§ Exercise directions:
How many lines of the records hold the string "Output"? Reply with the number alone.

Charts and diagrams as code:
-----
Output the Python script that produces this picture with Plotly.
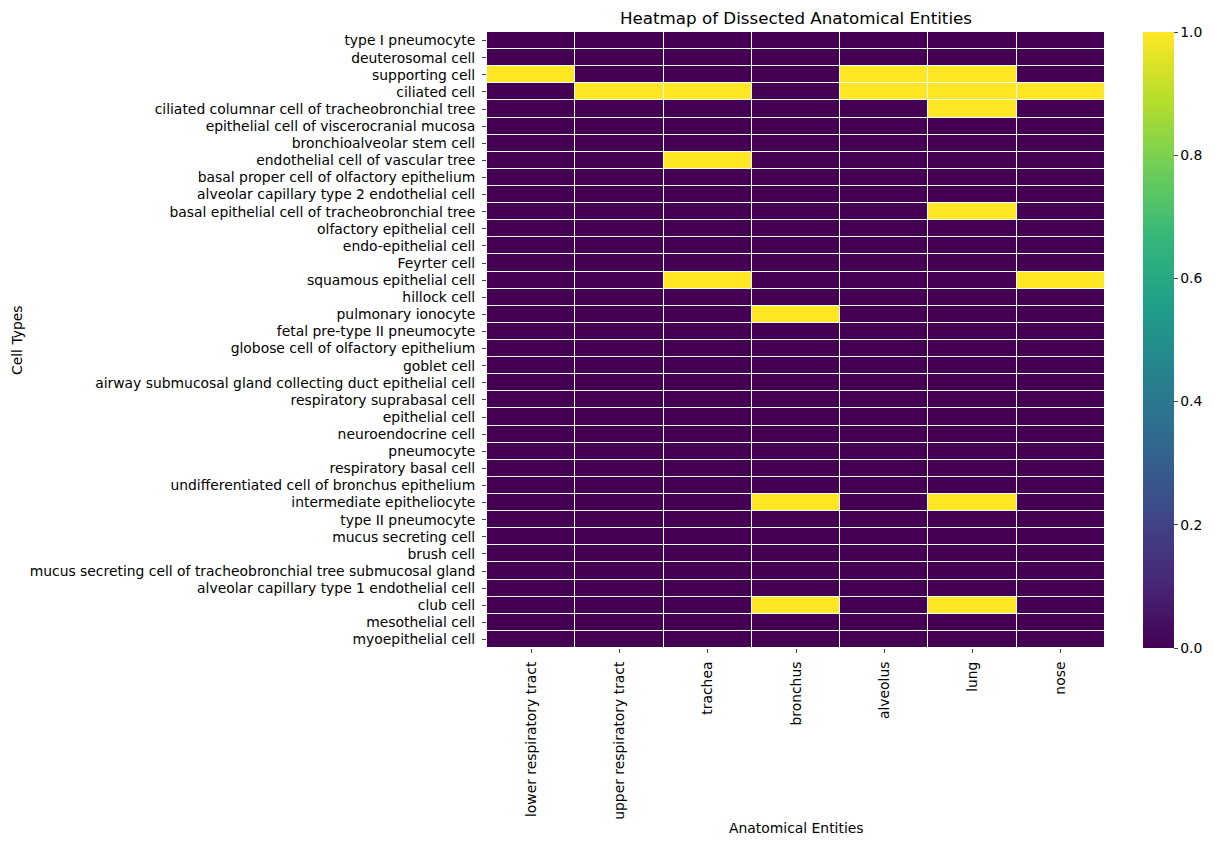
import plotly.graph_objects as go

entities = ["lower respiratory tract", "upper respiratory tract", "trachea", "bronchus",
            "alveolus", "lung", "nose"]
cell_types = [
    "type I pneumocyte", "deuterosomal cell", "supporting cell", "ciliated cell",
    "ciliated columnar cell of tracheobronchial tree", "epithelial cell of viscerocranial mucosa",
    "bronchioalveolar stem cell", "endothelial cell of vascular tree",
    "basal proper cell of olfactory epithelium", "alveolar capillary type 2 endothelial cell",
    "basal epithelial cell of tracheobronchial tree", "olfactory epithelial cell",
    "endo-epithelial cell", "Feyrter cell", "squamous epithelial cell", "hillock cell",
    "pulmonary ionocyte", "fetal pre-type II pneumocyte", "globose cell of olfactory epithelium",
    "goblet cell", "airway submucosal gland collecting duct epithelial cell",
    "respiratory suprabasal cell", "epithelial cell", "neuroendocrine cell", "pneumocyte",
    "respiratory basal cell", "undifferentiated cell of bronchus epithelium",
    "intermediate epitheliocyte", "type II pneumocyte", "mucus secreting cell", "brush cell",
    "mucus secreting cell of tracheobronchial tree submucosal gland",
    "alveolar capillary type 1 endothelial cell", "club cell", "mesothelial cell",
    "myoepithelial cell",
]
present = {
    "supporting cell": ["lower respiratory tract", "alveolus", "lung"],
    "ciliated cell": ["upper respiratory tract", "trachea", "alveolus", "lung", "nose"],
    "ciliated columnar cell of tracheobronchial tree": ["lung"],
    "endothelial cell of vascular tree": ["trachea"],
    "basal epithelial cell of tracheobronchial tree": ["lung"],
    "squamous epithelial cell": ["trachea", "nose"],
    "pulmonary ionocyte": ["bronchus"],
    "intermediate epitheliocyte": ["bronchus", "lung"],
    "club cell": ["bronchus", "lung"],
}

z = [[1 if e in present.get(c, []) else 0 for e in entities] for c in cell_types]

L, R, T, B = 487, 1105, 32, 648
W = R - L
H = B - T

fig = go.Figure(go.Heatmap(
    z=z, x=entities, y=cell_types, colorscale="Viridis", zmin=0, zmax=1,
    xgap=1, ygap=1,
    colorbar=dict(x=(1143 - L) / W, xanchor="left", thickness=31, len=1, lenmode="fraction",
                  y=0.5, yanchor="middle", outlinewidth=0, ticks="outside", ticklen=4,
                  xpad=0, ypad=0,
                  tickvals=[0, 0.2, 0.4, 0.6, 0.8, 1.0],
                  ticktext=["0.0", "0.2", "0.4", "0.6", "0.8", "1.0"],
                  tickfont=dict(size=13.9, color="#000")),
))

fig.update_layout(
    width=1215, height=846,
    margin=dict(l=L, r=1215 - R, t=T, b=846 - B, autoexpand=False),
    plot_bgcolor="white", paper_bgcolor="white",
    font=dict(family="DejaVu Sans", size=13.9, color="#000"),
    title=dict(text="Heatmap of Dissected Anatomical Entities", x=(L + R) / 2 / 1215,
               xanchor="center", y=1 - 18 / 846, yanchor="middle", font=dict(size=16.7)),
    xaxis=dict(tickangle=-90, ticks="outside", ticklen=4, showgrid=False, zeroline=False,
               tickfont=dict(size=13.9), ticklabelstandoff=3),
    yaxis=dict(autorange="reversed", ticks="outside", ticklen=4, showgrid=False,
               zeroline=False, tickfont=dict(size=13.9), ticklabelstandoff=4),
    annotations=[
        dict(text="Anatomical Entities", xref="paper", yref="paper", x=0.5, y=-(828 - B) / H,
             xanchor="center", yanchor="middle", showarrow=False, font=dict(size=13.9)),
        dict(text="Cell Types", xref="paper", yref="paper", x=-(L - 17) / W, y=0.5,
             xanchor="center", yanchor="middle", textangle=-90, showarrow=False,
             font=dict(size=13.9)),
    ],
)

fig.write_html("out.html")
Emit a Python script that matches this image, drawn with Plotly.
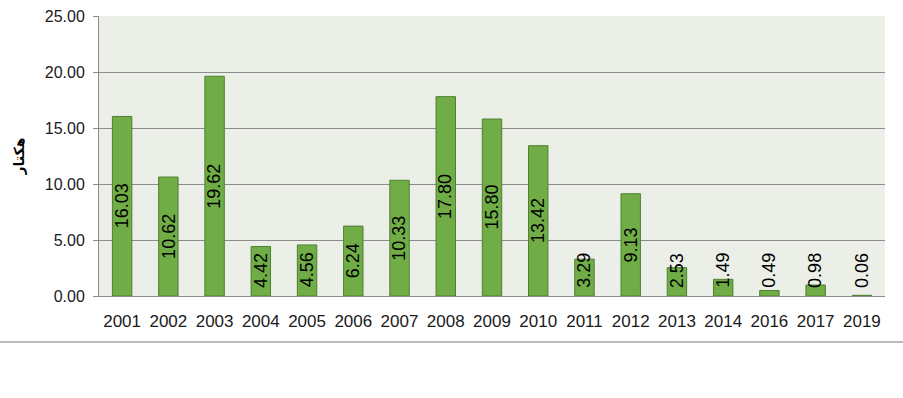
import plotly.graph_objects as go

years = ["2001", "2002", "2003", "2004", "2005", "2006", "2007", "2008", "2009",
         "2010", "2011", "2012", "2013", "2014", "2016", "2017", "2019"]
values = [16.03, 10.62, 19.62, 4.42, 4.56, 6.24, 10.33, 17.80, 15.80,
          13.42, 3.29, 9.13, 2.53, 1.49, 0.49, 0.98, 0.06]
y_ticks = [0, 5, 10, 15, 20, 25]
y_title = "هکتار"

fig = go.Figure()
fig.add_trace(go.Bar(
    x=years, y=values,
    marker=dict(color="#70AD47", line=dict(color="#4F7F30", width=1)),
    hoverinfo="x+y",
))

annotations = []
for i, v in enumerate(values):
    annotations.append(dict(
        x=i, y=max(v / 2, 2.3), xref="x", yref="y",
        text=f"{v:.2f}", showarrow=False, textangle=-90,
        font=dict(family="Liberation Sans, Arial, sans-serif", size=18, color="#000000"),
        xanchor="center", yanchor="middle",
    ))

L, R, T, B = 99, 18, 16, 102
PW, PH = 903 - L - R, 398 - T - B

fig.update_layout(
    width=903, height=398,
    margin=dict(l=L, r=R, t=T, b=B, autoexpand=False),
    paper_bgcolor="white",
    plot_bgcolor="#EBEFE8",
    showlegend=False,
    bargap=0.58,
    annotations=annotations,
    font=dict(family="Liberation Sans, Arial, sans-serif", color="#1a1a1a"),
    shapes=[dict(type="line", xref="paper", yref="paper",
                 x0=-L / PW, x1=1 + R / PW, y0=-46 / PH, y1=-46 / PH,
                 line=dict(color="#A6A6A6", width=1.5))],
)
fig.update_xaxes(
    type="category", range=[-0.5, len(years) - 0.5],
    showgrid=False, showline=True, linecolor="#8C8C8C", linewidth=1,
    ticks="", tickfont=dict(size=17, color="#1a1a1a"), ticklabelstandoff=10,
)
fig.update_yaxes(
    range=[0, 25], tickvals=y_ticks, tickformat=".2f",
    showgrid=True, gridcolor="#8C8C8C", gridwidth=1,
    showline=True, linecolor="#8C8C8C", linewidth=1,
    ticks="outside", ticklen=5, tickcolor="#8C8C8C",
    tickfont=dict(size=16, color="#1a1a1a"), zeroline=False, ticklabelstandoff=5,
    title=dict(text=y_title, font=dict(family="DejaVu Sans", size=14, color="#000000",
                                       weight="bold"), standoff=16),
)

fig.write_html("out.html", config={"displayModeBar": False},
               post_script="document.body.style.margin='0';document.body.style.overflow='hidden';")
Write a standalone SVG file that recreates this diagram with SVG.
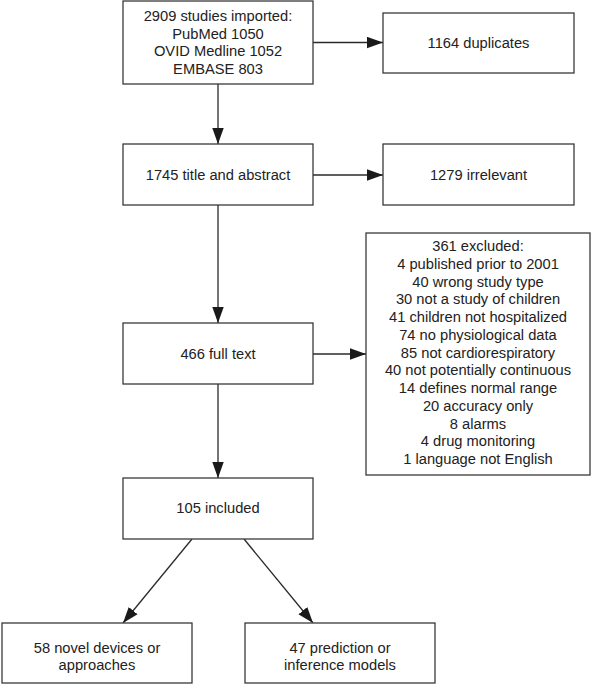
<svg xmlns="http://www.w3.org/2000/svg" width="592" height="685" viewBox="0 0 592 685">
<style>
rect{fill:#fff;stroke:#3a3a3a;stroke-width:1.3}
text{font-family:"Liberation Sans",Arial,sans-serif;font-size:14.7px;fill:#222;text-anchor:middle}
.c{stroke:#2a2a2a;stroke-width:1.3;fill:none;marker-end:url(#ah)}
</style>
<defs>
<marker id="ah" markerUnits="userSpaceOnUse" markerWidth="16" markerHeight="12" viewBox="0 0 14 10" refX="14" refY="5" orient="auto">
<path d="M0,0 L14,5 L0,10 Z" fill="#1a1a1a"/>
</marker>
</defs>
<rect x="0" y="0" width="592" height="685" style="fill:#fff;stroke:none"/>
<g id="connectors">
<path class="c" d="M313,42.5 H383"/>
<path class="c" d="M218,84 V144"/>
<path class="c" d="M313,175 H383"/>
<path class="c" d="M218,205 V323"/>
<path class="c" d="M313,354 H366"/>
<path class="c" d="M218,384 V478"/>
<path class="c" d="M192,539 L123,623"/>
<path class="c" d="M244,539 L313,623"/>
</g>
<g id="n1">
<rect x="123" y="1" width="190" height="83"/>
<text x="218" y="20.7">2909 studies imported:</text>
<text x="218" y="38.5">PubMed 1050</text>
<text x="218" y="56.3">OVID Medline 1052</text>
<text x="218" y="74">EMBASE 803</text>
</g>
<g id="n2">
<rect x="383" y="13" width="191" height="60"/>
<text x="478.5" y="48">1164 duplicates</text>
</g>
<g id="n3">
<rect x="123" y="144" width="190" height="61"/>
<text x="218" y="180">1745 title and abstract</text>
</g>
<g id="n4">
<rect x="383" y="144" width="191" height="61"/>
<text x="478.5" y="180">1279 irrelevant</text>
</g>
<g id="n5">
<rect x="123" y="323" width="190" height="61"/>
<text x="218" y="359">466 full text</text>
</g>
<g id="n6">
<rect x="366" y="233" width="224" height="242"/>
<text x="478" y="251">361 excluded:</text>
<text x="478" y="268.75">4 published prior to 2001</text>
<text x="478" y="286.5">40 wrong study type</text>
<text x="478" y="304.25">30 not a study of children</text>
<text x="478" y="322">41 children not hospitalized</text>
<text x="478" y="339.75">74 no physiological data</text>
<text x="478" y="357.5">85 not cardiorespiratory</text>
<text x="478" y="375.25">40 not potentially continuous</text>
<text x="478" y="393">14 defines normal range</text>
<text x="478" y="410.75">20 accuracy only</text>
<text x="478" y="428.5">8 alarms</text>
<text x="478" y="446.25">4 drug monitoring</text>
<text x="478" y="464">1 language not English</text>
</g>
<g id="n7">
<rect x="123" y="478" width="190" height="61"/>
<text x="218" y="513">105 included</text>
</g>
<g id="n8">
<rect x="2" y="623" width="190" height="60"/>
<text x="97" y="653">58 novel devices or</text>
<text x="97" y="670">approaches</text>
</g>
<g id="n9">
<rect x="245" y="623" width="190" height="60"/>
<text x="340" y="653">47 prediction or</text>
<text x="340" y="670">inference models</text>
</g>
</svg>
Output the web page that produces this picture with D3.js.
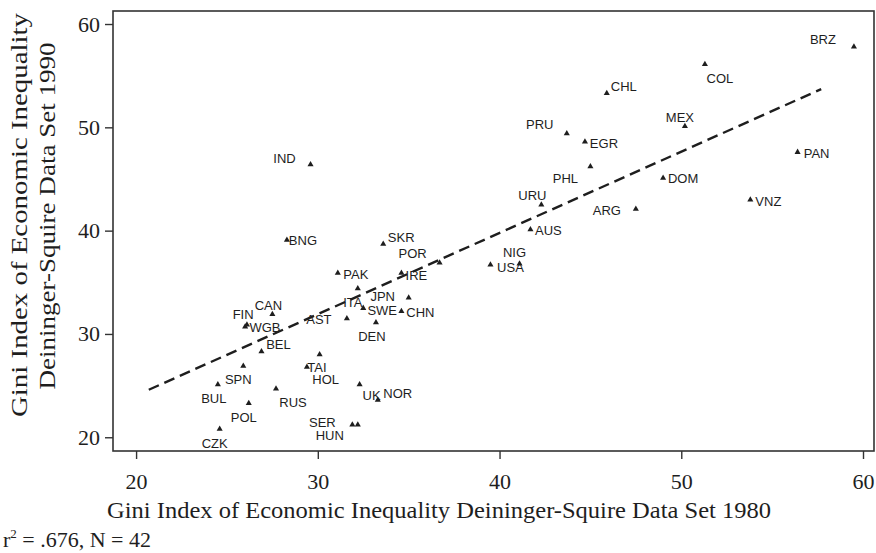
-----
§ The reply:
2